I have a problem. I’m insensitively curious when I meet people from other countries. My problem is that when someone tells me where they’re from, the first things I usually ask about are national tragedies… Mostly because that’s either all I know or all I care about their countries. For example, I had a Sri Lankan driver a few days ago. I waited a few minutes into the conversation then had to say it… “So, that was one terrible tsunami you had 4 years ago.” His immediate response was pretty typical to my insensitive questions, “ohhhhh… very bad… very bad.” He was lucky enough to be living in the hills at the time but had a clear view of the carnage below. At the time he worked for an NGO that was helping drug addicts and alcoholics at some retreat up in the hills (let that be a lesson to you kids: crack addictions ultimately save you from tsunamis). Being the good guy that he is, he ran down to help people who were trapped. But most of the damage was already done by then and he described a pretty terrible scene which I’d rather not talk about due to my sarcastic setting here... I think that would be even more insensitive of me. He said he took pictures of the devastation and I nearly asked him to send them to me, but again, I think I’d been enough of an ass for the day.
The next day I had a Pakistani Shiite Muslim driver who was very talkative. He wasn’t so good with the listening… But he could sure dish it out. After his 5 minute tirade about how all Sunni Muslims were evil and aggressive ‘modder fawkers’ with big ugly beards (and the Shia were perfect, of course), I tried to reason with him (mostly to defend my boys Waz and Naz). “Well most of my Muslim friends back in the States are Sunni and they are very nice guys and they wouldn’t hurt--”, I was cut off. “No no no, sunni no good, Shia good. Sunni no good. Very bad and mean, Sunni”. (I’ve learned that many of the Pakistani and Indian guys around here like to repeat themselves when speaking English to make sure I caught what they were trying to say because usually it takes at least both times to get it.)
He continued “Al Qaeda is sunni, America fight al Qaeda, so shia and America are same same. You, me, same same. You see?” Actually I did not see (as flawless as that argument was)... Again I tried with the reasoning, “But Hezbollah is Shia… Iran is mostly shia… And Hezbollah shoots rockets into Israeli cities at civilians. That’s a little aggressive don’t you thin--”, I was cut off again, “no no no, al Qaeda bad, America good. We same same.” At this point I realized logic was not going to be present in this conversation, so I just smiled and nodded in agreement with the angry, bitter driver. Unfortunately though, my polite nodding led him to think we were buddies.

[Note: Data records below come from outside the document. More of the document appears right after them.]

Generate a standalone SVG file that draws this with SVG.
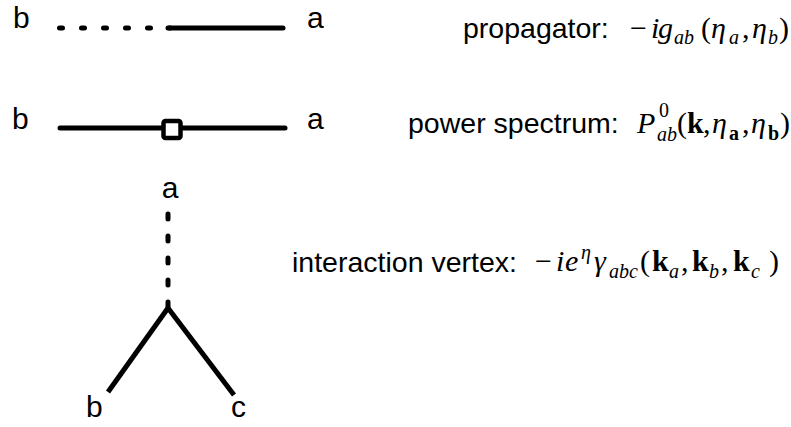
<svg xmlns="http://www.w3.org/2000/svg" width="791" height="427" viewBox="0 0 791 427">
<style>
.lbl{font-family:"Liberation Sans",Arial,sans-serif;font-size:30px;fill:#000}
.txt{font-family:"Liberation Sans",Arial,sans-serif;font-size:28.5px;fill:#000}
.m{font-family:"Liberation Serif","DejaVu Serif",serif;font-size:30px;fill:#000}
.mi{font-style:italic}
.mb{font-weight:bold}
.s{font-size:20px}
.ln{stroke:#000;stroke-width:5;fill:none;stroke-linecap:round}
.dh{stroke-dasharray:3 19}
.dv{stroke-dasharray:5 17}
.leg{stroke:#000;stroke-width:5;fill:none;stroke-linecap:butt}
</style>
<rect width="791" height="427" fill="#fff"/>
<g id="connectors">
<line class="ln dh" x1="59.5" y1="28" x2="170" y2="28"/>
<line class="ln" x1="168" y1="28" x2="283" y2="28"/>
<line class="ln" x1="60" y1="128" x2="285" y2="128"/>
<line class="ln dv" x1="168" y1="214" x2="168" y2="310"/>
<line class="leg" x1="168" y1="308" x2="108" y2="392"/>
<line class="leg" x1="168" y1="308" x2="234" y2="395"/>
</g>
<g id="propagator">
<text class="lbl" x="13" y="28">b</text>
<text class="lbl" x="307" y="28">a</text>
<text class="txt" x="463" y="38">propagator:</text>
<text class="m" y="38"><tspan x="630">−</tspan><tspan class="mi" x="651">i</tspan><tspan class="mi" x="658">g</tspan><tspan class="mi s" x="674" y="44">ab</tspan><tspan x="701" y="38">(</tspan><tspan class="mi" x="711">η</tspan><tspan class="mi s" x="729" y="44">a</tspan><tspan x="742" y="38">,</tspan><tspan class="mi" x="752">η</tspan><tspan class="mi s" x="768" y="44">b</tspan><tspan x="779" y="38">)</tspan></text>
</g>
<g id="power-spectrum">
<rect x="163.5" y="121" width="17" height="17" rx="2" fill="#fff" stroke="#000" stroke-width="4.5"/>
<text class="lbl" x="12" y="129">b</text>
<text class="lbl" x="307" y="129">a</text>
<text class="txt" x="408" y="133">power spectrum:</text>
<text class="m" y="133"><tspan class="mi" x="637">P</tspan><tspan class="s" x="659" y="117">0</tspan><tspan class="mi s" x="657" y="141">ab</tspan><tspan x="677" y="133">(</tspan><tspan class="mb" x="687">k</tspan><tspan x="703">,</tspan><tspan class="mi" x="712">η</tspan><tspan class="mb s" x="729" y="140">a</tspan><tspan x="742" y="133">,</tspan><tspan class="mi" x="751">η</tspan><tspan class="mb s" x="768" y="140">b</tspan><tspan x="780" y="133">)</tspan></text>
</g>
<g id="vertex">
<text class="lbl" x="170" y="198" text-anchor="middle">a</text>
<text class="lbl" x="86" y="417">b</text>
<text class="lbl" x="231" y="417">c</text>
<text class="txt" x="292" y="272">interaction vertex:</text>
<text class="m" y="271"><tspan x="535">−</tspan><tspan class="mi" x="556">i</tspan><tspan class="mi" x="565">e</tspan><tspan class="mi s" x="581" y="259">η</tspan><tspan class="mi" x="594" y="271">γ</tspan><tspan class="mi s" x="609" y="278">abc</tspan><tspan x="640" y="271">(</tspan><tspan class="mb" x="652">k</tspan><tspan class="mi s" x="669" y="278">a</tspan><tspan x="681" y="271">,</tspan><tspan class="mb" x="692">k</tspan><tspan class="mi s" x="709" y="278">b</tspan><tspan x="721" y="271">,</tspan><tspan class="mb" x="733">k</tspan><tspan class="mi s" x="751" y="278">c</tspan><tspan x="769" y="271">)</tspan></text>
</g>
</svg>
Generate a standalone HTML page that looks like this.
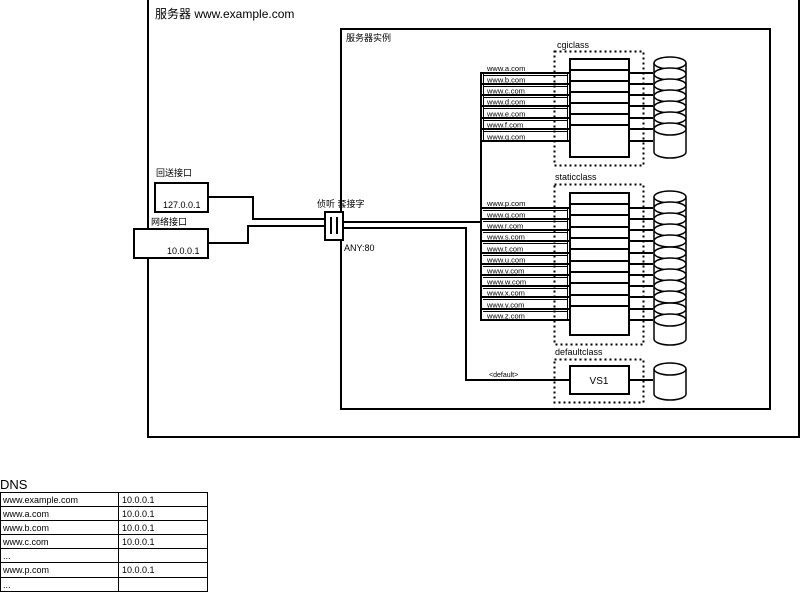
<!DOCTYPE html>
<html><head><meta charset="utf-8"><style>
body{margin:0;background:#fff}
svg{display:block}
text{font-family:"Liberation Sans","Noto Sans CJK SC",sans-serif;fill:#000}
.s{font-size:7.5px}
.t{font-size:9px}
</style></head><body>
<svg width="800" height="592" viewBox="0 0 800 592" xmlns="http://www.w3.org/2000/svg">
<g fill="none" stroke="#000" stroke-width="2">
<rect x="148" y="-1" width="651" height="438"/>
<rect x="341" y="29" width="429" height="380"/>
</g>
<text x="155" y="18" style="font-size:12px">服务器 www.example.com</text>
<text x="346" y="41" class="t">服务器实例</text>
<text x="557" y="48" class="t">cgiclass</text>
<rect x="554.5" y="51.5" width="89" height="114" fill="none" stroke="#000" stroke-width="2" stroke-dasharray="2,3"/>
<rect x="570" y="59" width="59" height="98" fill="#fff" stroke="#000" stroke-width="2"/>
<g stroke="#000" stroke-width="2">
<line x1="570" y1="70" x2="629" y2="70"/><line x1="570" y1="81" x2="629" y2="81"/><line x1="570" y1="92" x2="629" y2="92"/><line x1="570" y1="103" x2="629" y2="103"/><line x1="570" y1="114" x2="629" y2="114"/><line x1="570" y1="125" x2="629" y2="125"/>
<line x1="481" y1="73" x2="570" y2="73"/><line x1="481" y1="84" x2="570" y2="84"/><line x1="481" y1="95" x2="570" y2="95"/><line x1="481" y1="106" x2="570" y2="106"/><line x1="481" y1="118" x2="570" y2="118"/><line x1="481" y1="129" x2="570" y2="129"/><line x1="481" y1="141" x2="570" y2="141"/>
<line x1="629" y1="73" x2="653" y2="73"/><line x1="629" y1="84" x2="653" y2="84"/><line x1="629" y1="95" x2="653" y2="95"/><line x1="629" y1="106" x2="653" y2="106"/><line x1="629" y1="118" x2="653" y2="118"/><line x1="629" y1="129" x2="653" y2="129"/><line x1="629" y1="141" x2="653" y2="141"/>
</g>
<g stroke="#000" stroke-width="1"><line x1="483.5" y1="74" x2="483.5" y2="141"/><line x1="567.5" y1="74" x2="567.5" y2="141"/>
<line x1="483" y1="75.5" x2="568" y2="75.5"/><line x1="483" y1="86.5" x2="568" y2="86.5"/><line x1="483" y1="97.5" x2="568" y2="97.5"/><line x1="483" y1="108.5" x2="568" y2="108.5"/><line x1="483" y1="120.5" x2="568" y2="120.5"/><line x1="483" y1="131.5" x2="568" y2="131.5"/></g>
<text x="487" y="71" class="s">www.a.com</text><text x="487" y="82.5" class="s">www.b.com</text><text x="487" y="93.5" class="s">www.c.com</text><text x="487" y="104.5" class="s">www.d.com</text><text x="487" y="116.5" class="s">www.e.com</text><text x="487" y="127.5" class="s">www.f.com</text><text x="487" y="139.5" class="s">www.g.com</text>
<g fill="#fff" stroke="#000" stroke-width="1.5">
<path d="M654 63 V152 A16 6 0 0 0 686 152 V63"/>
<ellipse cx="670" cy="63" rx="16" ry="6"/><ellipse cx="670" cy="74" rx="16" ry="6"/><ellipse cx="670" cy="85" rx="16" ry="6"/><ellipse cx="670" cy="96" rx="16" ry="6"/><ellipse cx="670" cy="107" rx="16" ry="6"/><ellipse cx="670" cy="118" rx="16" ry="6"/><ellipse cx="670" cy="129" rx="16" ry="6"/>
</g>
<text x="555" y="180" class="t">staticclass</text>
<rect x="554.5" y="184.5" width="89" height="160" fill="none" stroke="#000" stroke-width="2" stroke-dasharray="2,3"/>
<rect x="570" y="193" width="59" height="142" fill="#fff" stroke="#000" stroke-width="2"/>
<g stroke="#000" stroke-width="2">
<line x1="570" y1="204" x2="629" y2="204"/><line x1="570" y1="215" x2="629" y2="215"/><line x1="570" y1="227" x2="629" y2="227"/><line x1="570" y1="238" x2="629" y2="238"/><line x1="570" y1="249" x2="629" y2="249"/><line x1="570" y1="261" x2="629" y2="261"/><line x1="570" y1="272" x2="629" y2="272"/><line x1="570" y1="283" x2="629" y2="283"/><line x1="570" y1="295" x2="629" y2="295"/><line x1="570" y1="306" x2="629" y2="306"/>
<line x1="481" y1="208" x2="570" y2="208"/><line x1="481" y1="219" x2="570" y2="219"/><line x1="481" y1="230" x2="570" y2="230"/><line x1="481" y1="241" x2="570" y2="241"/><line x1="481" y1="253" x2="570" y2="253"/><line x1="481" y1="264" x2="570" y2="264"/><line x1="481" y1="275" x2="570" y2="275"/><line x1="481" y1="286" x2="570" y2="286"/><line x1="481" y1="297" x2="570" y2="297"/><line x1="481" y1="309" x2="570" y2="309"/><line x1="481" y1="320" x2="570" y2="320"/>
<line x1="629" y1="208" x2="653" y2="208"/><line x1="629" y1="219" x2="653" y2="219"/><line x1="629" y1="230" x2="653" y2="230"/><line x1="629" y1="241" x2="653" y2="241"/><line x1="629" y1="253" x2="653" y2="253"/><line x1="629" y1="264" x2="653" y2="264"/><line x1="629" y1="275" x2="653" y2="275"/><line x1="629" y1="286" x2="653" y2="286"/><line x1="629" y1="297" x2="653" y2="297"/><line x1="629" y1="309" x2="653" y2="309"/><line x1="629" y1="320" x2="653" y2="320"/>
<line x1="481" y1="72" x2="481" y2="321"/>
</g>
<g stroke="#000" stroke-width="1"><line x1="567.5" y1="209" x2="567.5" y2="320"/>
<line x1="483" y1="210.5" x2="568" y2="210.5"/><line x1="483" y1="221.5" x2="568" y2="221.5"/><line x1="483" y1="232.5" x2="568" y2="232.5"/><line x1="483" y1="243.5" x2="568" y2="243.5"/><line x1="483" y1="255.5" x2="568" y2="255.5"/><line x1="483" y1="266.5" x2="568" y2="266.5"/><line x1="483" y1="277.5" x2="568" y2="277.5"/><line x1="483" y1="288.5" x2="568" y2="288.5"/><line x1="483" y1="299.5" x2="568" y2="299.5"/><line x1="483" y1="311.5" x2="568" y2="311.5"/></g>
<text x="487" y="206" class="s">www.p.com</text><text x="487" y="217.5" class="s">www.q.com</text><text x="487" y="228.5" class="s">www.r.com</text><text x="487" y="239.5" class="s">www.s.com</text><text x="487" y="251.5" class="s">www.t.com</text><text x="487" y="262.5" class="s">www.u.com</text><text x="487" y="273.5" class="s">www.v.com</text><text x="487" y="284.5" class="s">www.w.com</text><text x="487" y="295.5" class="s">www.x.com</text><text x="487" y="307.5" class="s">www.y.com</text><text x="487" y="318.5" class="s">www.z.com</text>
<g fill="#fff" stroke="#000" stroke-width="1.5">
<path d="M654 197 V339 A16 6 0 0 0 686 339 V197"/>
<ellipse cx="670" cy="197" rx="16" ry="6"/><ellipse cx="670" cy="208" rx="16" ry="6"/><ellipse cx="670" cy="219" rx="16" ry="6"/><ellipse cx="670" cy="230" rx="16" ry="6"/><ellipse cx="670" cy="241" rx="16" ry="6"/><ellipse cx="670" cy="253" rx="16" ry="6"/><ellipse cx="670" cy="264" rx="16" ry="6"/><ellipse cx="670" cy="275" rx="16" ry="6"/><ellipse cx="670" cy="286" rx="16" ry="6"/><ellipse cx="670" cy="297" rx="16" ry="6"/><ellipse cx="670" cy="309" rx="16" ry="6"/><ellipse cx="670" cy="320" rx="16" ry="6"/>
</g>
<text x="555" y="355" class="t">defaultclass</text>
<rect x="554.5" y="359.5" width="89" height="43" fill="none" stroke="#000" stroke-width="2" stroke-dasharray="2,3"/>
<rect x="570" y="366" width="59" height="28" fill="#fff" stroke="#000" stroke-width="2"/>
<text x="599" y="384" text-anchor="middle" style="font-size:10px">VS1</text>
<g stroke="#000" stroke-width="2" fill="none">
<polyline points="343,228 466,228 466,380 570,380"/>
<line x1="343" y1="222" x2="481" y2="222"/>
<line x1="629" y1="380" x2="653" y2="380"/>
</g>
<text x="489" y="377" style="font-size:7px">&lt;default&gt;</text>
<g fill="#fff" stroke="#000" stroke-width="1.5">
<path d="M654 369 V394 A16 6 0 0 0 686 394 V369"/>
<ellipse cx="670" cy="369" rx="16" ry="6"/>
</g>
<g stroke="#000" stroke-width="2" fill="none">
<polyline points="208,197 253,197 253,219 325,219"/>
<polyline points="208,243 248,243 248,226 325,226"/>
</g>
<rect x="155" y="183" width="53" height="29" fill="#fff" stroke="#000" stroke-width="2"/>
<rect x="134" y="229" width="74" height="29" fill="#fff" stroke="#000" stroke-width="2"/>
<text x="156" y="176" class="t">回送接口</text>
<text x="163" y="208" class="t">127.0.0.1</text>
<text x="151" y="225" class="t">网络接口</text>
<text x="167" y="254" class="t">10.0.0.1</text>
<rect x="325" y="212" width="18" height="28" fill="#fff" stroke="#000" stroke-width="2"/>
<g stroke="#000" stroke-width="2"><line x1="331" y1="217" x2="331" y2="234"/><line x1="337" y1="217" x2="337" y2="234"/></g>
<text x="317" y="207" class="t">侦听 套接字</text>
<text x="344" y="251" class="t">ANY:80</text>
<text x="0" y="489" style="font-size:13px">DNS</text>
<g fill="none" stroke="#000" stroke-width="1">
<rect x="0.5" y="492.5" width="207" height="99"/>
<line x1="118.5" y1="492" x2="118.5" y2="592"/>
<line x1="0" y1="506.5" x2="207" y2="506.5"/><line x1="0" y1="520.5" x2="207" y2="520.5"/><line x1="0" y1="534.5" x2="207" y2="534.5"/><line x1="0" y1="548.5" x2="207" y2="548.5"/><line x1="0" y1="562.5" x2="207" y2="562.5"/><line x1="0" y1="577.5" x2="207" y2="577.5"/>
</g>
<text x="3" y="503" class="t">www.example.com</text><text x="122" y="503" class="t">10.0.0.1</text>
<text x="3" y="517" class="t">www.a.com</text><text x="122" y="517" class="t">10.0.0.1</text>
<text x="3" y="531" class="t">www.b.com</text><text x="122" y="531" class="t">10.0.0.1</text>
<text x="3" y="545" class="t">www.c.com</text><text x="122" y="545" class="t">10.0.0.1</text>
<text x="3" y="559" class="t">...</text>
<text x="3" y="573" class="t">www.p.com</text><text x="122" y="573" class="t">10.0.0.1</text>
<text x="3" y="588" class="t">...</text>
</svg>
</body></html>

“My friend, my friend, you help me get Amrika visa!”
“Uhhhhh.. I’m not really allowed to do that.”
“Very easy, very easy. You tell embassy I’m good guy. I’m good guy, no?”
“Well you seem good to me, but I don’t think it works that way.”
“You think I’m bad?” He actually had a sad face. :( <-- like such.
“No, no. You’re good. You’re good.”
“I get tourist visa to states, you find me girl to marry and I get green card. OK?”
“…Yeah…. You’re gunna have to take a rain check on that. I don’t know any girls that I could just call up and ask to marry you. Not that you’re not a great guy or anything.”
“Fine fine, you just tell embassy I’m good guy. And your family can tell I’m good guy too.”
“Well the thing about it is, I’m actually not on good terms with the department of Homeland Security. I’m probably marked as a terrorist suspect so I don’t think I can help.”
“Ahhh you very funny. Very funny.”
“No I’m serious! George Bush is a paranoid asshole.”
“Noooo. George Bush very good. Same same.”
He could tirade about Sunnis all he wanted, but this wouldn’t stand. “Actually, George Bush is a very bad man. Almost as bad as Dick Cheney, who should die of gonorrhea by the way. Very big asshole, George Bush.” (I started talking like him!)
He just stared at me in the rear view mirror because he didn’t know what to say to that. Either because he didn’t understand what gonorrhea was, or why the hell I wished my own vice president would die from it… We arrived at the mall and I pulled out my wallet.
He asked with a slight smile “So, no visa then?” :(
“Sorry, I guess not.” I felt kind of bad. I was crushing his dream of moving to the United States... to drive a Taxi. (true story)
“Ok, 6 dirhams then. Thank you my friend!”